Seriously Marines, I’m all for jointness. But I’ve also seen the USMC develop its own programs and then not buy them because “it costs too much and might set back the F-35 program! (waaah!)” I’ve seen the Army cancel both the XM8 Buford (the Armored Gun System) and RAH-66 Comanche because the programs weren’t delivering and the threat environment didn’t emerge.

The USMC only needs a few hundred tanks at most for training and to put on the boats. The Army has a need for thousands of tanks, but the “light tank” numbers are also only a few hundred, possibly up to a thousand. This is a “small potatoes” purchase in the grand scheme of things.

But…here is where the “joint” part would kill it.

The Army needs the “Light Tank” to be air drop capable, but will settle for C-130 transportable to a forward landing strip.
The USMC needs the “Light Tank” to swim over the horizon to the shore, but will settle for taking a ride on a ship to shore connector.
The Army and USMC need the “Light Tank” to be IED protected (which kills air drop and amphibious capabilities).

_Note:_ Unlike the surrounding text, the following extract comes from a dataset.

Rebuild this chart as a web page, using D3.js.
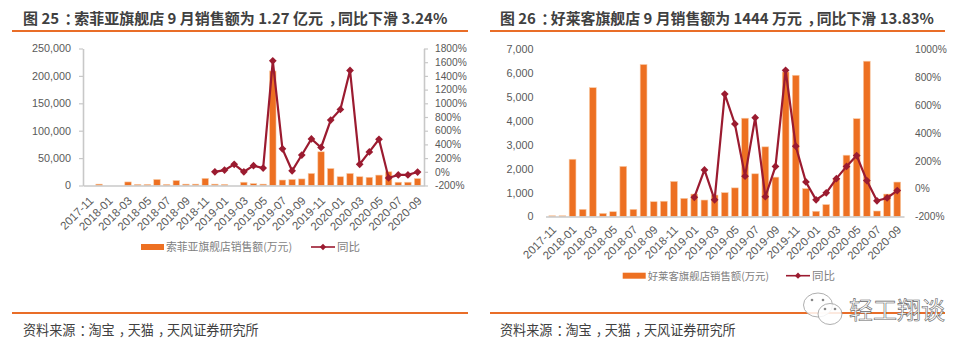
<!DOCTYPE html>
<html>
<head>
<meta charset="utf-8">
<script src="https://cdn.jsdelivr.net/npm/d3@7"></script>
<style>
  html, body { margin: 0; padding: 0; background: #fff; }
  svg { display: block; }
  text { font-family: "Liberation Sans", "Noto Sans CJK SC", sans-serif; }
  .cjk { font-family: "Noto Sans CJK SC", sans-serif; }
</style>
</head>
<body>
<div id="chart"></div>
<script>
const months = ['2017-11','2017-12','2018-01','2018-02','2018-03','2018-04','2018-05','2018-06','2018-07',
  '2018-08','2018-09','2018-10','2018-11','2018-12','2019-01','2019-02','2019-03','2019-04','2019-05',
  '2019-06','2019-07','2019-08','2019-09','2019-10','2019-11','2019-12','2020-01','2020-02','2020-03',
  '2020-04','2020-05','2020-06','2020-07','2020-08','2020-09'];

// 索菲亚
const sofiaSales = [0,2500,0,0,6500,2000,2000,11000,2000,9000,2500,2500,13000,2500,2000,0,6000,3500,2500,
  209000,10000,11000,12000,22000,61500,31000,16000,22000,16000,15000,19000,25000,6000,6000,12700];
const sofiaYoy = [null,null,null,null,null,null,null,null,null,null,null,null,null,0,25,110,0,90,55,
  1620,335,15,245,480,355,755,910,1480,110,290,475,-90,-45,-45,-3.24];
const sofiaLeftTicks = [0,50000,100000,150000,200000,250000];
const sofiaRightTicks = [-200,0,200,400,600,800,1000,1200,1400,1600,1800];

// 好莱客
const holikeSales = [30,30,2400,300,5400,130,200,2100,300,6370,620,640,1470,760,940,690,900,1000,1200,
  4120,1790,2920,1650,6060,5920,1170,220,500,1590,2570,4100,6510,230,940,1444];
const holikeYoy = [null,null,null,null,null,null,null,null,null,null,null,null,null,null,-62,135,-80,680,465,
  90,510,-58,160,850,305,48,-80,-30,72,160,238,58,-87,-67,-13.83];
const holikeLeftTicks = [0,1000,2000,3000,4000,5000,6000,7000];
const holikeRightTicks = [-200,0,200,400,600,800,1000];

const orange = '#ed7022';
const wine = '#9b1b30';
const grey = '#595959';
const axisGrey = '#c8c8c8';

const svg = d3.select('#chart').append('svg')
  .attr('width', 976)
  .attr('height', 353);

// the full width punctuation sits in the middle of its cell in the original
function addCjkText(parent, str, x, y, size, shift) {
  const t = parent.append('text').attr('class', 'cjk')
    .attr('x', x).attr('y', y)
    .attr('font-size', size);
  str.split(/([：，])/).forEach(part => {
    if (!part) return;
    const span = t.append('tspan').text(part);
    if (part === '：' || part === '，') {
      span.attr('dx', shift).attr('letter-spacing', -shift);
    }
  });
  return t;
}

function drawChart(cfg) {
  const x = d3.scaleBand().domain(months).range([cfg.x0, cfg.x1]).padding(0.33);
  const y = d3.scaleLinear().domain(cfg.leftDomain).range([cfg.y0, cfg.y1]);
  const yRight = d3.scaleLinear().domain(cfg.rightDomain).range([cfg.y0, cfg.y1]);
  const g = svg.append('g');

  // title, rules, source
  addCjkText(g, cfg.title, cfg.titleX, 23.5, cfg.titleSize, 5.5)
    .attr('font-weight', 700).attr('fill', '#404040');
  [31, 313].forEach(ry => {
    g.append('line')
      .attr('x1', cfg.ruleX0).attr('x2', cfg.ruleX1)
      .attr('y1', ry).attr('y2', ry)
      .attr('stroke', '#e96d28').attr('stroke-width', 2.2);
  });
  addCjkText(g, '资料来源：淘宝，天猫，天风证券研究所', cfg.titleX, 335, 13.1, 4)
    .attr('fill', '#404040');

  // bars
  g.selectAll('rect.bar')
    .data(cfg.sales.map((v, i) => ({ m: months[i], v })).filter(d => d.v > 0))
    .join('rect')
    .attr('class', 'bar')
    .attr('x', d => x(d.m))
    .attr('width', x.bandwidth())
    .attr('y', d => y(d.v))
    .attr('height', d => cfg.y0 - y(d.v))
    .attr('fill', orange)
    .attr('stroke', '#f8cba6')
    .attr('stroke-width', 0.6);

  // axes
  const xAxis = d3.axisBottom(x)
    .tickValues(months.filter((m, i) => i % 2 === 0))
    .tickSize(0);
  const gx = g.append('g').attr('transform', `translate(0,${cfg.y0})`).call(xAxis);
  gx.select('.domain').attr('stroke', axisGrey).attr('stroke-width', 1.6);
  gx.selectAll('text')
    .attr('font-size', 11.5)
    .attr('fill', grey)
    .attr('text-anchor', 'end')
    .attr('x', 0)
    .attr('y', 0)
    .attr('dy', '0.35em')
    .attr('transform', `translate(${cfg.labelDx},${cfg.labelDy}) rotate(-45)`);

  const leftAxis = d3.axisLeft(y).tickValues(cfg.leftTicks).tickFormat(d3.format(',')).tickSize(cfg.tick).tickPadding(cfg.leftPad).tickSizeOuter(0);
  const gl = g.append('g').attr('transform', `translate(${cfg.x0},0)`).call(leftAxis);
  const rightAxis = d3.axisRight(yRight).tickValues(cfg.rightTicks).tickFormat(d => d + '%').tickSize(cfg.tick).tickPadding(cfg.rightPad).tickSizeOuter(0);
  const gr = g.append('g').attr('transform', `translate(${cfg.x1},0)`).call(rightAxis);
  [gl, gr].forEach(a => {
    a.selectAll('line').attr('stroke', axisGrey).attr('stroke-width', 1.2);
    a.select('.domain').attr('stroke', cfg.tick ? axisGrey : 'none').attr('stroke-width', 1.6);
  });
  gl.selectAll('text').attr('font-size', 10.8).attr('fill', grey);
  gr.selectAll('text').attr('font-size', 10.2).attr('fill', grey);

  // yoy line
  const pts = cfg.yoy.map((v, i) => ({ m: months[i], v })).filter(d => d.v !== null);
  const line = d3.line()
    .x(d => x(d.m) + x.bandwidth() / 2)
    .y(d => yRight(d.v));
  g.append('path')
    .attr('d', line(pts))
    .attr('fill', 'none')
    .attr('stroke', wine)
    .attr('stroke-width', 2.2);
  const diamond = d3.symbol().type(d3.symbolSquare).size(30);
  g.selectAll('path.pt')
    .data(pts)
    .join('path')
    .attr('class', 'pt')
    .attr('d', diamond)
    .attr('fill', wine)
    .attr('transform', d => `translate(${x(d.m) + x.bandwidth() / 2},${yRight(d.v)}) rotate(45)`);

  // legend
  const lg = g.append('g');
  lg.append('rect')
    .attr('x', cfg.legendX).attr('y', cfg.legendY - 3)
    .attr('width', 23).attr('height', 6)
    .attr('fill', orange);
  lg.append('text').attr('class', 'cjk')
    .attr('x', cfg.legendX + 25).attr('y', cfg.legendY + 4)
    .attr('font-size', cfg.legendSize).attr('fill', '#7f7f7f')
    .text(cfg.legendLabel);
  lg.append('line')
    .attr('x1', cfg.lineLegendX).attr('x2', cfg.lineLegendX + 24)
    .attr('y1', cfg.legendY).attr('y2', cfg.legendY)
    .attr('stroke', wine).attr('stroke-width', 1.6);
  lg.append('path')
    .attr('d', d3.symbol().type(d3.symbolSquare).size(20))
    .attr('fill', wine)
    .attr('transform', `translate(${cfg.lineLegendX + 12},${cfg.legendY}) rotate(45)`);
  lg.append('text').attr('class', 'cjk')
    .attr('x', cfg.lineLegendX + 26).attr('y', cfg.legendY + 4)
    .attr('font-size', 11.5).attr('fill', '#7f7f7f')
    .text('同比');
}

drawChart({
  title: '图 25：索菲亚旗舰店 9 月销售额为 1.27 亿元，同比下滑 3.24%',
  titleX: 23, titleSize: 15, ruleX0: 12, ruleX1: 468,
  x0: 83, x1: 424, y0: 185.5, y1: 48.5,
  leftDomain: [0, 250000], rightDomain: [-200, 1800],
  sales: sofiaSales, yoy: sofiaYoy,
  leftTicks: sofiaLeftTicks, rightTicks: sofiaRightTicks,
  tick: 4, leftPad: 8, rightPad: 7,
  labelDx: 2, labelDy: 13,
  legendX: 141, legendY: 247, legendSize: 10.8, lineLegendX: 311,
  legendLabel: '索菲亚旗舰店销售额(万元)'
});

drawChart({
  title: '图 26：好莱客旗舰店 9 月销售额为 1444 万元，同比下滑 13.83%',
  titleX: 500, titleSize: 14.9, ruleX0: 490, ruleX1: 945,
  x0: 545.5, x1: 904, y0: 216.5, y1: 49.5,
  leftDomain: [0, 7000], rightDomain: [-200, 1000],
  sales: holikeSales, yoy: holikeYoy,
  leftTicks: holikeLeftTicks, rightTicks: holikeRightTicks,
  tick: 0, leftPad: 12, rightPad: 11,
  labelDx: 2, labelDy: 11,
  legendX: 622.7, legendY: 275.7, legendSize: 10.4, lineLegendX: 786,
  legendLabel: '好莱客旗舰店销售额(万元)'
});

// watermark
const wm = svg.append('g');
[[818, 305, 14.5, 12], [830, 314, 12, 10.5]].forEach(b => {
  wm.append('ellipse')
    .attr('cx', b[0]).attr('cy', b[1]).attr('rx', b[2]).attr('ry', b[3])
    .attr('fill', '#fff').attr('fill-opacity', 0.85)
    .attr('stroke', '#9a9a9a').attr('stroke-width', 0.8);
});
[[812, 300], [823, 300], [825, 309], [835, 309]].forEach(p => {
  wm.append('circle').attr('cx', p[0]).attr('cy', p[1]).attr('r', 1.3).attr('fill', '#888');
});
wm.append('text').attr('class', 'cjk')
  .attr('x', 849).attr('y', 319)
  .attr('font-size', 24)
  .attr('fill', '#fff').attr('stroke', '#666').attr('stroke-width', 0.6)
  .text('轻工翔谈');
</script>
</body>
</html>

The USMC would be better off taking another look at the M60A3 upgrade path http://nationalinterest.org/blog/the-buzz/raytheon-can-turn-old-american-made-m60a3-tanks-killing-16142 Because even though it doesn’t give them swim capabilities, it cuts the weight on the ship and fuel consumption on the shore. The additional 25mm cannon on the tank would really add to the infantry support options. And they would be cheaper to operate and maintain, the only thing the USMC wouldn’t get is a swim capability, but that’s what upgrading the LAV-25s to a LAV-III Amphib with 30mm or larger would give them. So more boom, less fuel.

The Army is playing “just the tip” with industry on the “light tank” or “mobile protected firepower” specifications. LTG McMasters (ARCIC) and MG Piatt of the Army Rapid Capabilities Office (ARCO) are not really looking at fielding a light tank or “mobile protected firepower” anytime soon, other than the 30mm “Dragoon Variant” Stryker.

And the 30mm Stryker may in fact end up being the “Light Infantry” support package of the future, if the next generation beyond the Dragoon variant can meet the other requirements. A 30mm cannon with airburst munitions is a damn fine support weapon, and the “CROWS-J” variant (common remote operated weapons station, javelin) gives any vehicle with a CROWS system an anti-tank capability.

I think that the Army and USMC should really look at not doing the “joint” thing this time around.